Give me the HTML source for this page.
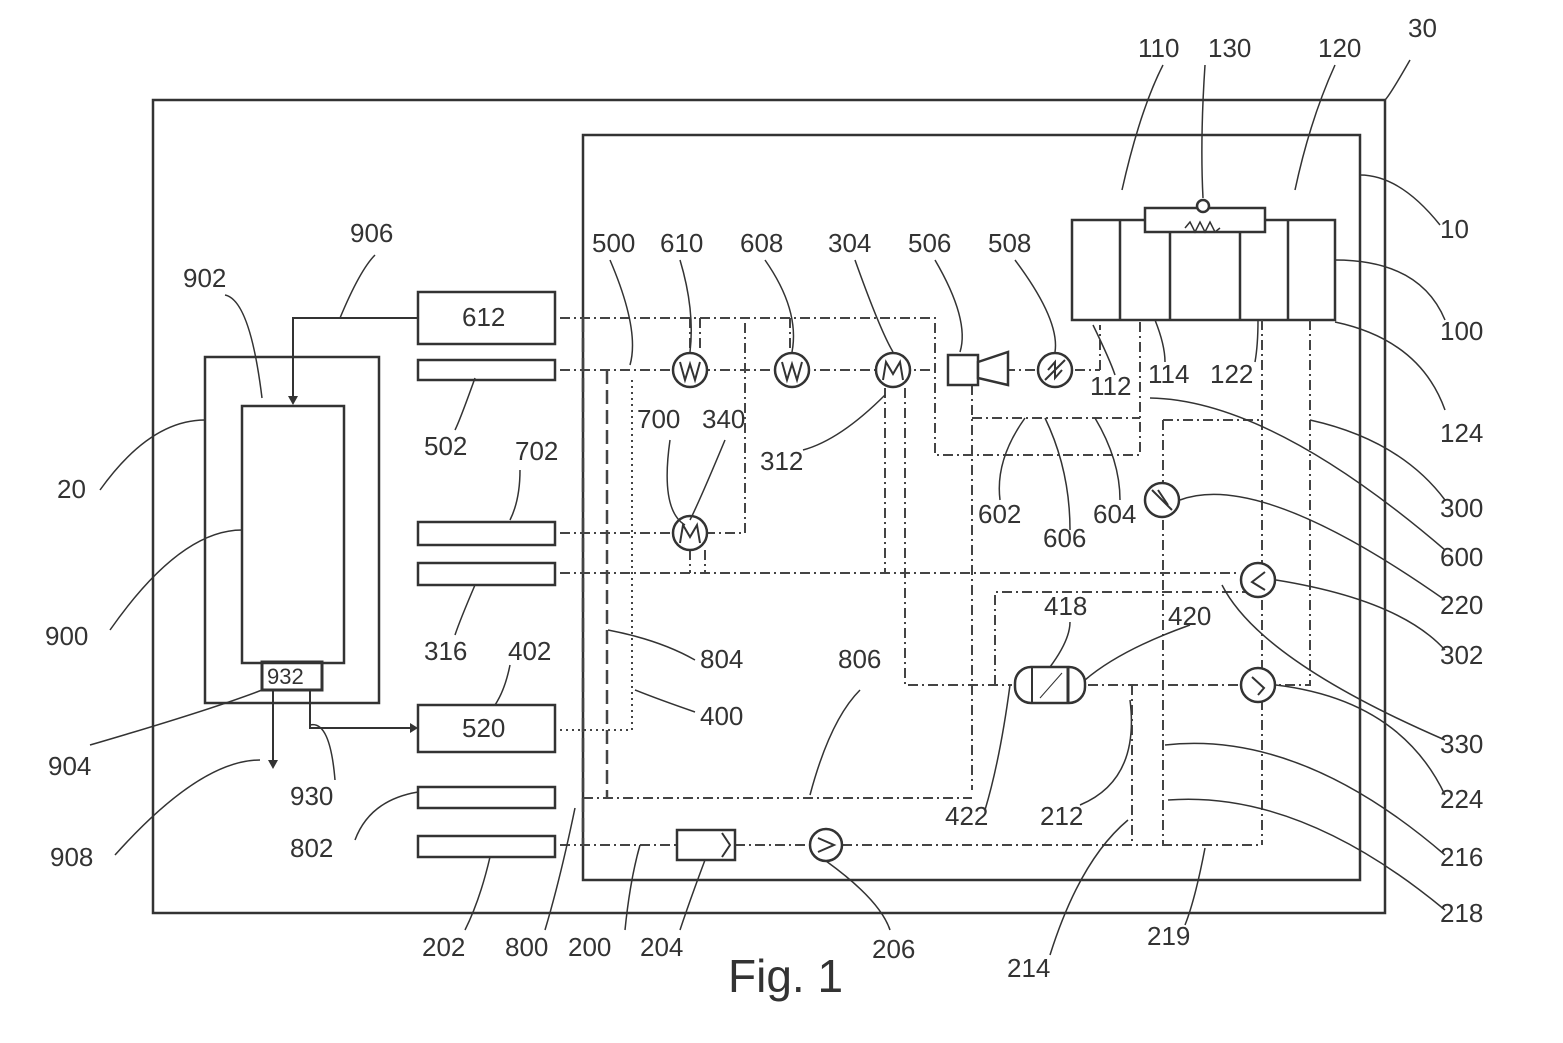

- - - -

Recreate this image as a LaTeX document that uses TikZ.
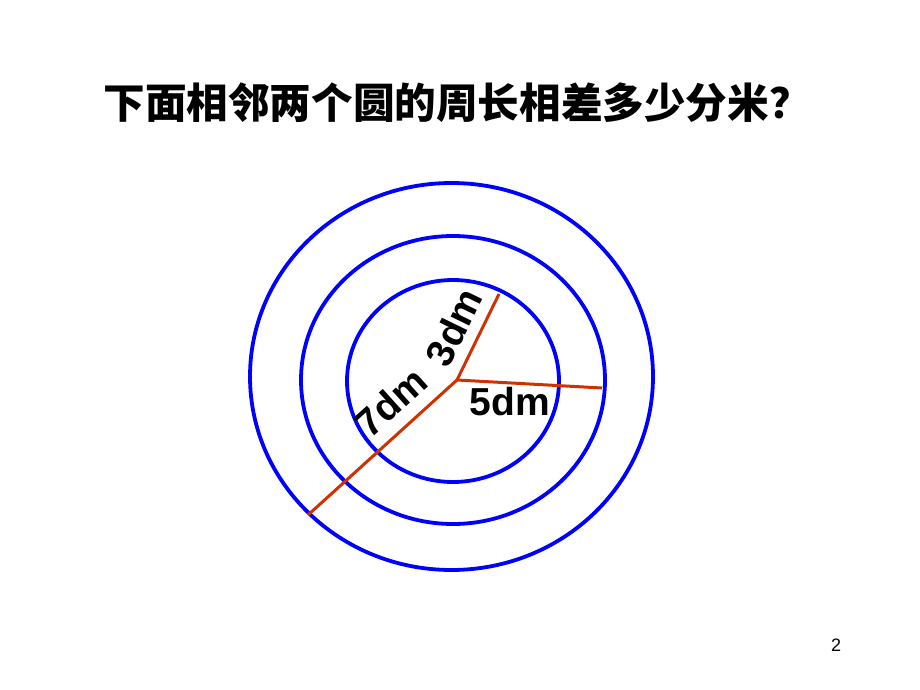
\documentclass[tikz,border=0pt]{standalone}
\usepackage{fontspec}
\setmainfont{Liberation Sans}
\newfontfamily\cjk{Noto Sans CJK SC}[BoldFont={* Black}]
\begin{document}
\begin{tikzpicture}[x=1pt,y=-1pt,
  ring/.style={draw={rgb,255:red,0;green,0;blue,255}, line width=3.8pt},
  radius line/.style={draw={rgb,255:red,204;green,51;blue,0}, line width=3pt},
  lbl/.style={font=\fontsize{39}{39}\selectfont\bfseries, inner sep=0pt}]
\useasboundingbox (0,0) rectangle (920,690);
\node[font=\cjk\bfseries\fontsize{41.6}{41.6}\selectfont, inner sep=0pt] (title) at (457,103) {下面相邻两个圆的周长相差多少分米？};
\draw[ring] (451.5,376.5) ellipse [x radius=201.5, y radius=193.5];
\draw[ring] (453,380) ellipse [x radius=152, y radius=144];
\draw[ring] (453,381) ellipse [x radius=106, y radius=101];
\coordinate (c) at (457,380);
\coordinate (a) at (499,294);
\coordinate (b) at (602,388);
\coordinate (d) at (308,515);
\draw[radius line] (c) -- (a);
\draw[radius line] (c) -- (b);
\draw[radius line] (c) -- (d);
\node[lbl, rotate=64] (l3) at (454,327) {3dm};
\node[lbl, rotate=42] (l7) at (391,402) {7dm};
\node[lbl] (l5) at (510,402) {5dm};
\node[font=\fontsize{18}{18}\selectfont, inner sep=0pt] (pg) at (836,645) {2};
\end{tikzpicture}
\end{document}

- - - -

• _TASK_
From the entries above, select each line containing the string "this".

• _FULL ANSWER_
Give me the HTML source for this page.
Recreate this image as a LaTeX document that uses TikZ.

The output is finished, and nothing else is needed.